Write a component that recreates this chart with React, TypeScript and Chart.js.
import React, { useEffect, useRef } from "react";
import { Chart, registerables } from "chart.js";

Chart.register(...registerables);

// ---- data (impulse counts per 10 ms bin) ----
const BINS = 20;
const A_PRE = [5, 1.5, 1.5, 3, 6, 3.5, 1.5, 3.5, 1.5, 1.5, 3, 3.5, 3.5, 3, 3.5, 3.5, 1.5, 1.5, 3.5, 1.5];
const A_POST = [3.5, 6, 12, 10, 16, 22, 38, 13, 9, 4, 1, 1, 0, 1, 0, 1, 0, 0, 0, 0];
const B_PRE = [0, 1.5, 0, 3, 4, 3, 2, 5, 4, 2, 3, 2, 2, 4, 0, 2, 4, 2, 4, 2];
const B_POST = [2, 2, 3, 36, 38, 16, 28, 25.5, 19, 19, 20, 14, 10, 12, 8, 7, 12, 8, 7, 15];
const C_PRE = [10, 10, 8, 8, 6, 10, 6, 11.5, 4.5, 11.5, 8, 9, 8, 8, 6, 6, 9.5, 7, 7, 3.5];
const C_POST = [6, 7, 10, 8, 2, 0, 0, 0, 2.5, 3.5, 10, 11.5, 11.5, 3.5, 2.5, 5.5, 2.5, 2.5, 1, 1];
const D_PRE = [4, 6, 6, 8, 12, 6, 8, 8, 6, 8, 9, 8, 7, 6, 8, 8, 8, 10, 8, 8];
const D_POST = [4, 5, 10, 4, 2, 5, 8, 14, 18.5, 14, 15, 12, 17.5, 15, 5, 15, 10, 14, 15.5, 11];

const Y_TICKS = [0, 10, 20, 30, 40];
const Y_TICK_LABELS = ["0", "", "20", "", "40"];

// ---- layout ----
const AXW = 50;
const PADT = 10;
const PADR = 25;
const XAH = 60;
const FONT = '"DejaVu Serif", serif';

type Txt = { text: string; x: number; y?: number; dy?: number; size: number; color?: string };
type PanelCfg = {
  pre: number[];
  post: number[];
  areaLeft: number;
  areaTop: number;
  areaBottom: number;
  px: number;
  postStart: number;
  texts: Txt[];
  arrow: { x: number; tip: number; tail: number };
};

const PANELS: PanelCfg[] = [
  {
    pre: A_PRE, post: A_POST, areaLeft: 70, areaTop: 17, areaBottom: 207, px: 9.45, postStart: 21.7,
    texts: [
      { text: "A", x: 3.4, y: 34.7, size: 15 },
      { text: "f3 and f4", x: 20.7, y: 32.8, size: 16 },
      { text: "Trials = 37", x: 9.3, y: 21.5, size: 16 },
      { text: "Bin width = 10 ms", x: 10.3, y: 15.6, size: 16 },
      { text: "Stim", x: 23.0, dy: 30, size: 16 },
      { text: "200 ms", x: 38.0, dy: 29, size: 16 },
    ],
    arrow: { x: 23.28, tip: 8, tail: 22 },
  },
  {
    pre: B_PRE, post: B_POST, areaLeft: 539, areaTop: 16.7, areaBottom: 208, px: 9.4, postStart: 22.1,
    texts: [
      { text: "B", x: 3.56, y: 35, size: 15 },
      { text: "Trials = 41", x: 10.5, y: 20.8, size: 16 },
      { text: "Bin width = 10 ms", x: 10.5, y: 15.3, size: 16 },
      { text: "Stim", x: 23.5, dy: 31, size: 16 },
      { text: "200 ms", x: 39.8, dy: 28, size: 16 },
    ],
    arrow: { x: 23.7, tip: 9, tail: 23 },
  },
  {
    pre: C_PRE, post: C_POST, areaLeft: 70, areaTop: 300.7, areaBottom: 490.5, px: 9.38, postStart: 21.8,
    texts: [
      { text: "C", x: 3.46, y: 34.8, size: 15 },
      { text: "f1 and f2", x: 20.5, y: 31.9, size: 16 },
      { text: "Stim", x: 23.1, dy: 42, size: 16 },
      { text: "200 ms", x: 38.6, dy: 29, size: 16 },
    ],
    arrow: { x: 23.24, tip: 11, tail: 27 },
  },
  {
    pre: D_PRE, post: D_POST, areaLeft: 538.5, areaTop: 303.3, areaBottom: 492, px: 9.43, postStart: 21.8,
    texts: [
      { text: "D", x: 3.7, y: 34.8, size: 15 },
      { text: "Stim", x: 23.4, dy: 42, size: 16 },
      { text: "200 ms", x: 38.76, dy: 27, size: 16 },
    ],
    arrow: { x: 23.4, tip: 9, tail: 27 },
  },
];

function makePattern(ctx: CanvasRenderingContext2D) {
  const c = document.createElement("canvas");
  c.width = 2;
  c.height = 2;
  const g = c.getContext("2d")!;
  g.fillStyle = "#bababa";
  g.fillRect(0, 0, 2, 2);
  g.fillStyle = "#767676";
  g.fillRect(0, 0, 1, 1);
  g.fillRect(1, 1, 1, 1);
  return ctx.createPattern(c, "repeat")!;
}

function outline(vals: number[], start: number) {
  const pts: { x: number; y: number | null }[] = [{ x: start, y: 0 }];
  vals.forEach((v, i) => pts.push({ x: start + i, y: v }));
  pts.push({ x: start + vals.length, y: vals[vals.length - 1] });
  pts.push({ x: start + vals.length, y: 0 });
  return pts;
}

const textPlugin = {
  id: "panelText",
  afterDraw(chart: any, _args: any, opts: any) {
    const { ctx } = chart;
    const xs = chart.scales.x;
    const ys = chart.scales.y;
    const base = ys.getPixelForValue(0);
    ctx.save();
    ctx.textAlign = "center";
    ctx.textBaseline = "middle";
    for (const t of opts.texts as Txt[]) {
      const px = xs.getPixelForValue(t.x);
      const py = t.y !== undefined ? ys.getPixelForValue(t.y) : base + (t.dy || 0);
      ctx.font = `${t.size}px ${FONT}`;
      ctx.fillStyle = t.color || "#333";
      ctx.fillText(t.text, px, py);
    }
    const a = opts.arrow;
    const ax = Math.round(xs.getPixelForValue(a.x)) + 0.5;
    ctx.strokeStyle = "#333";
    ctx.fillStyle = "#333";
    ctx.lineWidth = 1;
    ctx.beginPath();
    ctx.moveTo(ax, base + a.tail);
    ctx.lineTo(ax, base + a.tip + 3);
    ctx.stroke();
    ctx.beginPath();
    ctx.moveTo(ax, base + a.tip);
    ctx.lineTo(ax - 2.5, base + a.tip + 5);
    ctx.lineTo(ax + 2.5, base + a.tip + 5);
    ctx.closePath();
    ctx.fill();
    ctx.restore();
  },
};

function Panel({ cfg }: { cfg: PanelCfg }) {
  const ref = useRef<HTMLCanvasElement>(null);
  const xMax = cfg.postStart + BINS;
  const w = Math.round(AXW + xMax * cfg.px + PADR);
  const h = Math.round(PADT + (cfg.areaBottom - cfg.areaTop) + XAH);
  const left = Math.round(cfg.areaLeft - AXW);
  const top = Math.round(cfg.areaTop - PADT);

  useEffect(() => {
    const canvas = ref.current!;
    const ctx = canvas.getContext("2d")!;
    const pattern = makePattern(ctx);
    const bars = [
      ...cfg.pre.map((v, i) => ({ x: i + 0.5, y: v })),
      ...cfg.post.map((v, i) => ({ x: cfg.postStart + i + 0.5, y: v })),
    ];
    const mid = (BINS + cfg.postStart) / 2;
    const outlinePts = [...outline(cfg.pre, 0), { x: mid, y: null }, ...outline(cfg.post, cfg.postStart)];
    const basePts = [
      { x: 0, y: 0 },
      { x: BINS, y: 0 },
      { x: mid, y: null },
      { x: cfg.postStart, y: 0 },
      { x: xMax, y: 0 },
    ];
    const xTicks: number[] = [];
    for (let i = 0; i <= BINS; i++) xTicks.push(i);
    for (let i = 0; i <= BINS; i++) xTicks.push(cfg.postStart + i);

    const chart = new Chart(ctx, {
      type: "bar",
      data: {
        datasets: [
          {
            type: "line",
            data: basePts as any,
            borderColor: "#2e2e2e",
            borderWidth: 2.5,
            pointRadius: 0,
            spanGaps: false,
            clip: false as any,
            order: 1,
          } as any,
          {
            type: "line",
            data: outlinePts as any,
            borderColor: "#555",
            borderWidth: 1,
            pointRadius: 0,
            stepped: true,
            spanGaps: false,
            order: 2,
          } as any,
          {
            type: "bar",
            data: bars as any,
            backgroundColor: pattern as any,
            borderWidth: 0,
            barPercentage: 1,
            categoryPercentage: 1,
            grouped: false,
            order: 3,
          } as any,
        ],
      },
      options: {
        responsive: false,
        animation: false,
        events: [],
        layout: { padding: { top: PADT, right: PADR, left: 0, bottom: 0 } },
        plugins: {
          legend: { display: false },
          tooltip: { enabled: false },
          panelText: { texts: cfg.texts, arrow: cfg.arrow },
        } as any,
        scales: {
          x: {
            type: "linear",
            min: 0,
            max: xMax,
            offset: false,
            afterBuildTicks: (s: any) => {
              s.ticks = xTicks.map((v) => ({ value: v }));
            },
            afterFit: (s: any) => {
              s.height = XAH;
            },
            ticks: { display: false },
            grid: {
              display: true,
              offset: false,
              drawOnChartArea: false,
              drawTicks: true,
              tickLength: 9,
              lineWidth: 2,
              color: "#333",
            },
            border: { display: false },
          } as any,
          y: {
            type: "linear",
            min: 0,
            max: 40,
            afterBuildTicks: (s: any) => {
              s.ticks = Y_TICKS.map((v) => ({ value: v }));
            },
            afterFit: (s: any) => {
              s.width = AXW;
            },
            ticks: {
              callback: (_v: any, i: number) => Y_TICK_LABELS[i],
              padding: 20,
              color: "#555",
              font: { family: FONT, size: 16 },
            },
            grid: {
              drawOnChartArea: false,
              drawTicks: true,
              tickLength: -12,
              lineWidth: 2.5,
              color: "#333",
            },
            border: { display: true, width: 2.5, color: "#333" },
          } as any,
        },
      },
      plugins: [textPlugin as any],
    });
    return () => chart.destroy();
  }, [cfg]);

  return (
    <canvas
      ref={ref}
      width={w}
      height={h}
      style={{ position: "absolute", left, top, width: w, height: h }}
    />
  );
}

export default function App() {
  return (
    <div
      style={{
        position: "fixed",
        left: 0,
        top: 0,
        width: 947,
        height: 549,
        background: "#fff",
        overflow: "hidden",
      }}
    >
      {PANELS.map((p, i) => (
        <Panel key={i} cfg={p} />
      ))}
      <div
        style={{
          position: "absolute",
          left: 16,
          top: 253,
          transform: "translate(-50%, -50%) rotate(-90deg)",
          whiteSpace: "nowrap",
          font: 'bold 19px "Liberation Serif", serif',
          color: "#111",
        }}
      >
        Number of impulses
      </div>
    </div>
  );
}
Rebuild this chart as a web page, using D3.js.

□ □ □ □ □

Filter the entries and copy out every line with the word "React".

• **FINISHED TASK**:
Write a component that recreates this chart with React, TypeScript and Chart.js.
import React, { useEffect, useRef } from "react";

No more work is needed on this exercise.